SEM RESPOSTAS – A pesquisa confirmou ainda que partidos de esquerda investem mais em áreas sociais na comparação com outras legendas, e que prefeitos reeleitos costumam dar a mesma prioridade nesse quesito nos dois mandatos. “Há toda uma discussão se o prefeito se comporta de forma mais responsável com os recursos públicos no primeiro mandato porque ele quer se reeleger e, uma vez reeleito, não tendo como mais continuar no poder, se ele perde o controle ou não. No entanto, os prefeitos reeleitos não diminuíram o controle sobre os recursos públicos”, explica Pimentel.

 

Por outro lado, não se pôde comprovar a relação da amplitude de investimentos com a ocupação profissional dos prefeitos nem com o gênero – anteriormente já haviam relacionado o fato de mulheres à frente das prefeituras terem maior tendência em despender verbas para áreas sociais.

 

FINANCIAMENTO – De acordo com Pimentel, nos últimos anos houve aumento gradativo na receita das campanhas eleitorais.
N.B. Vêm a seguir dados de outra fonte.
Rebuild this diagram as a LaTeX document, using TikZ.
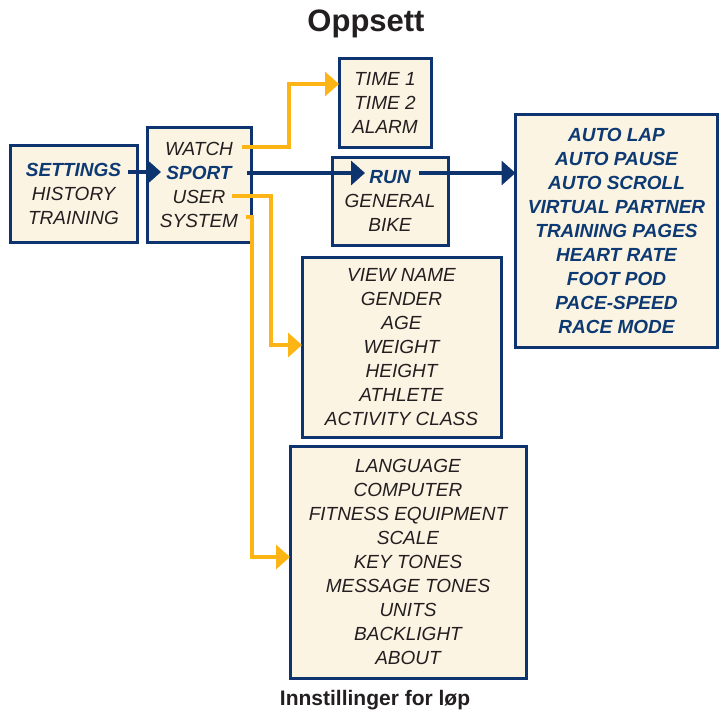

No caso das prefeituras, se comparadas as eleições de 2004 com as de 2008, o financiamento para as campanhas praticamente dobrou. E ele destaca: em nível municipal, a participação de empresas é praticamente igual à de pessoas físicas – 22,8% e 20,8%, respectivamente, em 2012 –, o que não ocorre nos poderes Legislativo e Executivo em âmbito estadual e federal.

 

“Se considerarmos que é um país com mais de 5 mil municípios que, em grande parte, são compostos por até 50 mil habitantes, a participação de empresas nas doações não é tão expressiva quanto nas metrópoles ou nas grandes cidades”, analisa.

 

Ainda assim, o pesquisador avalia que a reforma eleitoral, ocorrida no ano passado, que inclui mudança na lei sobre o financiamento de campanha, deverá impactar drasticamente na quantia que será disponibilizada aos candidatos. A nova regra permite, a partir deste ano, apenas doações de pessoas físicas, tendo um limite, para os recursos, de 10% da renda bruta auferida no ano anterior. Para Pimentel, a mudança deverá reduzir os montantes financeiros nas campanhas, mas abrirá precedentes para a prática de "caixa dois".